Job
Would you transcribe the listing that follows, character for character, and omit its images?
>> start Information provided
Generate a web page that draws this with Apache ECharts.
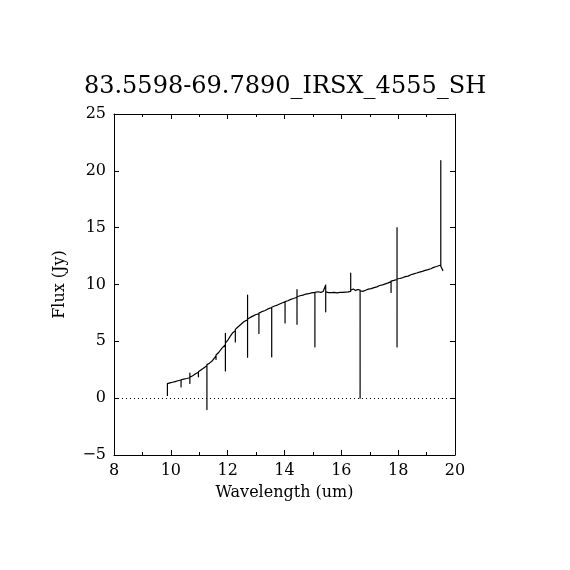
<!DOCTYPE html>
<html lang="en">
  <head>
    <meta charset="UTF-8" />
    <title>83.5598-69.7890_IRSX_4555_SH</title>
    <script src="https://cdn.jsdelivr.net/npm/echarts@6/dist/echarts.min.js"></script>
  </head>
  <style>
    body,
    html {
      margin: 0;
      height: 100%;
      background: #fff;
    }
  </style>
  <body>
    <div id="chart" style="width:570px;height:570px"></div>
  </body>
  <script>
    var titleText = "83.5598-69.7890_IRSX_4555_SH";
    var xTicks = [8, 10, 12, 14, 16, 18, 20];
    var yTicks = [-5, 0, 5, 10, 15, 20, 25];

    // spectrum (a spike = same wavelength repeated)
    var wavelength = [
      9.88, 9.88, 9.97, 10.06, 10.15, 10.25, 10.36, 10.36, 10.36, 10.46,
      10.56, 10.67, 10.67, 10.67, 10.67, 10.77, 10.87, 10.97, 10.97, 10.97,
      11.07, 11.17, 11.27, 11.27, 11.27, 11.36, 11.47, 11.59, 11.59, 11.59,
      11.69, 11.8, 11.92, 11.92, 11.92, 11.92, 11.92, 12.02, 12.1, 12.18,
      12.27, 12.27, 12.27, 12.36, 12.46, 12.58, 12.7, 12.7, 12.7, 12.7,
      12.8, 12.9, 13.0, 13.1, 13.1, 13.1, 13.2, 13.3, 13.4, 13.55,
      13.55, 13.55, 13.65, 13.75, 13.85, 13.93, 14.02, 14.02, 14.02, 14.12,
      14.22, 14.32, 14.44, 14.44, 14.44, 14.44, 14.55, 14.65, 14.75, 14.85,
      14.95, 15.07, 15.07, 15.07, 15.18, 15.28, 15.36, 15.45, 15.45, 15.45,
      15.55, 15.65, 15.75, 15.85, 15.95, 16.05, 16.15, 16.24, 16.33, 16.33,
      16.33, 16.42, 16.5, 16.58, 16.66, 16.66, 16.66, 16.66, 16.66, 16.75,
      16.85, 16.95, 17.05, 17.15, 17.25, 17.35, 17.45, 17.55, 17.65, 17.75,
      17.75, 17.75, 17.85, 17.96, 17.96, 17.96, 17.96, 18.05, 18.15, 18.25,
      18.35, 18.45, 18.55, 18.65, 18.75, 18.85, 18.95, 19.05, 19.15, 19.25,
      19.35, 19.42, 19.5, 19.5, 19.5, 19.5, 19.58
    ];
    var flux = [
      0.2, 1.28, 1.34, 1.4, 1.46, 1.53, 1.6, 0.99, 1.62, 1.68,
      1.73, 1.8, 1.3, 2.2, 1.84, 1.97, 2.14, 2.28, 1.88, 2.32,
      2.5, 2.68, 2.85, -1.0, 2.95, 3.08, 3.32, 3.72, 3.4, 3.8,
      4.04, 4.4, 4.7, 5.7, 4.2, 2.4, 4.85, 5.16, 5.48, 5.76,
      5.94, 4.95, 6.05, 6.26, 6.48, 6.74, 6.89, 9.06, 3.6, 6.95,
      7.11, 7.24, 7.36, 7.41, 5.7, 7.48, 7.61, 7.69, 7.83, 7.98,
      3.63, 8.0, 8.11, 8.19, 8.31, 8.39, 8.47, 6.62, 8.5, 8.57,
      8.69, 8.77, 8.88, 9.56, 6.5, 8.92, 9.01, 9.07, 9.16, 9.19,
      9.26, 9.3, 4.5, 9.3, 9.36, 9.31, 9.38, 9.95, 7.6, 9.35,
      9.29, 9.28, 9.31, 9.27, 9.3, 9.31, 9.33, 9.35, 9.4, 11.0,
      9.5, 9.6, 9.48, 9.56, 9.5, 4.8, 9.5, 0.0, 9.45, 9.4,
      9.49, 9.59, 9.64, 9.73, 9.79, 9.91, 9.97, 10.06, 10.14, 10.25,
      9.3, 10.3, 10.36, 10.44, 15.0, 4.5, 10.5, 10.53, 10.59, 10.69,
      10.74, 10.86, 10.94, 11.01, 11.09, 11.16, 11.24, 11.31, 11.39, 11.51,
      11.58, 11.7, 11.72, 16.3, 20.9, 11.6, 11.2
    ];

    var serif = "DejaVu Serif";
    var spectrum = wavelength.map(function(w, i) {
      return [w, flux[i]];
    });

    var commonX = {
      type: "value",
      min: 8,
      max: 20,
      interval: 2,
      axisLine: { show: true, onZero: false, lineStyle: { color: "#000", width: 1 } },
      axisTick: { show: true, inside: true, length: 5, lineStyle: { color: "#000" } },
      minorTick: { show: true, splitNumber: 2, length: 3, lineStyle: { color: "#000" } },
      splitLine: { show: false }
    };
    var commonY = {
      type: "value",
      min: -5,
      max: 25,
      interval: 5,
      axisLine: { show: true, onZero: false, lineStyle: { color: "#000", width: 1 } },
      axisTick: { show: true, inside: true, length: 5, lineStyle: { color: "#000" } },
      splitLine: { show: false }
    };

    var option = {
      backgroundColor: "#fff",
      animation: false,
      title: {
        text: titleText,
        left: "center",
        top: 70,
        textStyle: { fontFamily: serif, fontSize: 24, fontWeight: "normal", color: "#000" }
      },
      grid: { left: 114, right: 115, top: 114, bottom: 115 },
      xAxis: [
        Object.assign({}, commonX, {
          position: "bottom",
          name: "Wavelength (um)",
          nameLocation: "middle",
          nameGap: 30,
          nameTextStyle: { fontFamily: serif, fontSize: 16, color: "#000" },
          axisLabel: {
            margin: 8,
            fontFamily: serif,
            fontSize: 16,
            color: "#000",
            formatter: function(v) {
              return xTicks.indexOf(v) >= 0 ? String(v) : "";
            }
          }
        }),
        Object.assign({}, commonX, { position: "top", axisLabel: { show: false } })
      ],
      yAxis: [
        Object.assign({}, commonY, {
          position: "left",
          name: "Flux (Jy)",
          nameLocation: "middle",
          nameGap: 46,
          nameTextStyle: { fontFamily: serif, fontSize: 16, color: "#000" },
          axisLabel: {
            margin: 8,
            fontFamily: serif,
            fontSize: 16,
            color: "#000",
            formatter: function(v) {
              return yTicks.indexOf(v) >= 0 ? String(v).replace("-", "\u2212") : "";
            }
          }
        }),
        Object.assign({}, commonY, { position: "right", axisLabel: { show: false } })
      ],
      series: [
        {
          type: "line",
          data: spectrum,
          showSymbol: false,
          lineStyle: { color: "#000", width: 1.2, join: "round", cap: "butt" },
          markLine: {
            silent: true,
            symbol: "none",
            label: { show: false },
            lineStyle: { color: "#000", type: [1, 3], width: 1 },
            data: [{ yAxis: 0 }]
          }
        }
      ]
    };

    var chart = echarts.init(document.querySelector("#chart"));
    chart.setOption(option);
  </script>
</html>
>> end Information provided
Exercise output
Generate a web page that draws this with Apache ECharts.
<!DOCTYPE html>
<html lang="en">
  <head>
    <meta charset="UTF-8" />
    <title>83.5598-69.7890_IRSX_4555_SH</title>
    <script src="https://cdn.jsdelivr.net/npm/echarts@6/dist/echarts.min.js"></script>
  </head>
  <style>
    body,
    html {
      margin: 0;
      height: 100%;
      background: #fff;
    }
  </style>
  <body>
    <div id="chart" style="width:570px;height:570px"></div>
  </body>
  <script>
    var titleText = "83.5598-69.7890_IRSX_4555_SH";
    var xTicks = [8, 10, 12, 14, 16, 18, 20];
    var yTicks = [-5, 0, 5, 10, 15, 20, 25];

    // spectrum (a spike = same wavelength repeated)
    var wavelength = [
      9.88, 9.88, 9.97, 10.06, 10.15, 10.25, 10.36, 10.36, 10.36, 10.46,
      10.56, 10.67, 10.67, 10.67, 10.67, 10.77, 10.87, 10.97, 10.97, 10.97,
      11.07, 11.17, 11.27, 11.27, 11.27, 11.36, 11.47, 11.59, 11.59, 11.59,
      11.69, 11.8, 11.92, 11.92, 11.92, 11.92, 11.92, 12.02, 12.1, 12.18,
      12.27, 12.27, 12.27, 12.36, 12.46, 12.58, 12.7, 12.7, 12.7, 12.7,
      12.8, 12.9, 13.0, 13.1, 13.1, 13.1, 13.2, 13.3, 13.4, 13.55,
      13.55, 13.55, 13.65, 13.75, 13.85, 13.93, 14.02, 14.02, 14.02, 14.12,
      14.22, 14.32, 14.44, 14.44, 14.44, 14.44, 14.55, 14.65, 14.75, 14.85,
      14.95, 15.07, 15.07, 15.07, 15.18, 15.28, 15.36, 15.45, 15.45, 15.45,
      15.55, 15.65, 15.75, 15.85, 15.95, 16.05, 16.15, 16.24, 16.33, 16.33,
      16.33, 16.42, 16.5, 16.58, 16.66, 16.66, 16.66, 16.66, 16.66, 16.75,
      16.85, 16.95, 17.05, 17.15, 17.25, 17.35, 17.45, 17.55, 17.65, 17.75,
      17.75, 17.75, 17.85, 17.96, 17.96, 17.96, 17.96, 18.05, 18.15, 18.25,
      18.35, 18.45, 18.55, 18.65, 18.75, 18.85, 18.95, 19.05, 19.15, 19.25,
      19.35, 19.42, 19.5, 19.5, 19.5, 19.5, 19.58
    ];
    var flux = [
      0.2, 1.28, 1.34, 1.4, 1.46, 1.53, 1.6, 0.99, 1.62, 1.68,
      1.73, 1.8, 1.3, 2.2, 1.84, 1.97, 2.14, 2.28, 1.88, 2.32,
      2.5, 2.68, 2.85, -1.0, 2.95, 3.08, 3.32, 3.72, 3.4, 3.8,
      4.04, 4.4, 4.7, 5.7, 4.2, 2.4, 4.85, 5.16, 5.48, 5.76,
      5.94, 4.95, 6.05, 6.26, 6.48, 6.74, 6.89, 9.06, 3.6, 6.95,
      7.11, 7.24, 7.36, 7.41, 5.7, 7.48, 7.61, 7.69, 7.83, 7.98,
      3.63, 8.0, 8.11, 8.19, 8.31, 8.39, 8.47, 6.62, 8.5, 8.57,
      8.69, 8.77, 8.88, 9.56, 6.5, 8.92, 9.01, 9.07, 9.16, 9.19,
      9.26, 9.3, 4.5, 9.3, 9.36, 9.31, 9.38, 9.95, 7.6, 9.35,
      9.29, 9.28, 9.31, 9.27, 9.3, 9.31, 9.33, 9.35, 9.4, 11.0,
      9.5, 9.6, 9.48, 9.56, 9.5, 4.8, 9.5, 0.0, 9.45, 9.4,
      9.49, 9.59, 9.64, 9.73, 9.79, 9.91, 9.97, 10.06, 10.14, 10.25,
      9.3, 10.3, 10.36, 10.44, 15.0, 4.5, 10.5, 10.53, 10.59, 10.69,
      10.74, 10.86, 10.94, 11.01, 11.09, 11.16, 11.24, 11.31, 11.39, 11.51,
      11.58, 11.7, 11.72, 16.3, 20.9, 11.6, 11.2
    ];

    var serif = "DejaVu Serif";
    var spectrum = wavelength.map(function(w, i) {
      return [w, flux[i]];
    });

    var commonX = {
      type: "value",
      min: 8,
      max: 20,
      interval: 2,
      axisLine: { show: true, onZero: false, lineStyle: { color: "#000", width: 1 } },
      axisTick: { show: true, inside: true, length: 5, lineStyle: { color: "#000" } },
      minorTick: { show: true, splitNumber: 2, length: 3, lineStyle: { color: "#000" } },
      splitLine: { show: false }
    };
    var commonY = {
      type: "value",
      min: -5,
      max: 25,
      interval: 5,
      axisLine: { show: true, onZero: false, lineStyle: { color: "#000", width: 1 } },
      axisTick: { show: true, inside: true, length: 5, lineStyle: { color: "#000" } },
      splitLine: { show: false }
    };

    var option = {
      backgroundColor: "#fff",
      animation: false,
      title: {
        text: titleText,
        left: "center",
        top: 70,
        textStyle: { fontFamily: serif, fontSize: 24, fontWeight: "normal", color: "#000" }
      },
      grid: { left: 114, right: 115, top: 114, bottom: 115 },
      xAxis: [
        Object.assign({}, commonX, {
          position: "bottom",
          name: "Wavelength (um)",
          nameLocation: "middle",
          nameGap: 30,
          nameTextStyle: { fontFamily: serif, fontSize: 16, color: "#000" },
          axisLabel: {
            margin: 8,
            fontFamily: serif,
            fontSize: 16,
            color: "#000",
            formatter: function(v) {
              return xTicks.indexOf(v) >= 0 ? String(v) : "";
            }
          }
        }),
        Object.assign({}, commonX, { position: "top", axisLabel: { show: false } })
      ],
      yAxis: [
        Object.assign({}, commonY, {
          position: "left",
          name: "Flux (Jy)",
          nameLocation: "middle",
          nameGap: 46,
          nameTextStyle: { fontFamily: serif, fontSize: 16, color: "#000" },
          axisLabel: {
            margin: 8,
            fontFamily: serif,
            fontSize: 16,
            color: "#000",
            formatter: function(v) {
              return yTicks.indexOf(v) >= 0 ? String(v).replace("-", "\u2212") : "";
            }
          }
        }),
        Object.assign({}, commonY, { position: "right", axisLabel: { show: false } })
      ],
      series: [
        {
          type: "line",
          data: spectrum,
          showSymbol: false,
          lineStyle: { color: "#000", width: 1.2, join: "round", cap: "butt" },
          markLine: {
            silent: true,
            symbol: "none",
            label: { show: false },
            lineStyle: { color: "#000", type: [1, 3], width: 1 },
            data: [{ yAxis: 0 }]
          }
        }
      ]
    };

    var chart = echarts.init(document.querySelector("#chart"));
    chart.setOption(option);
  </script>
</html>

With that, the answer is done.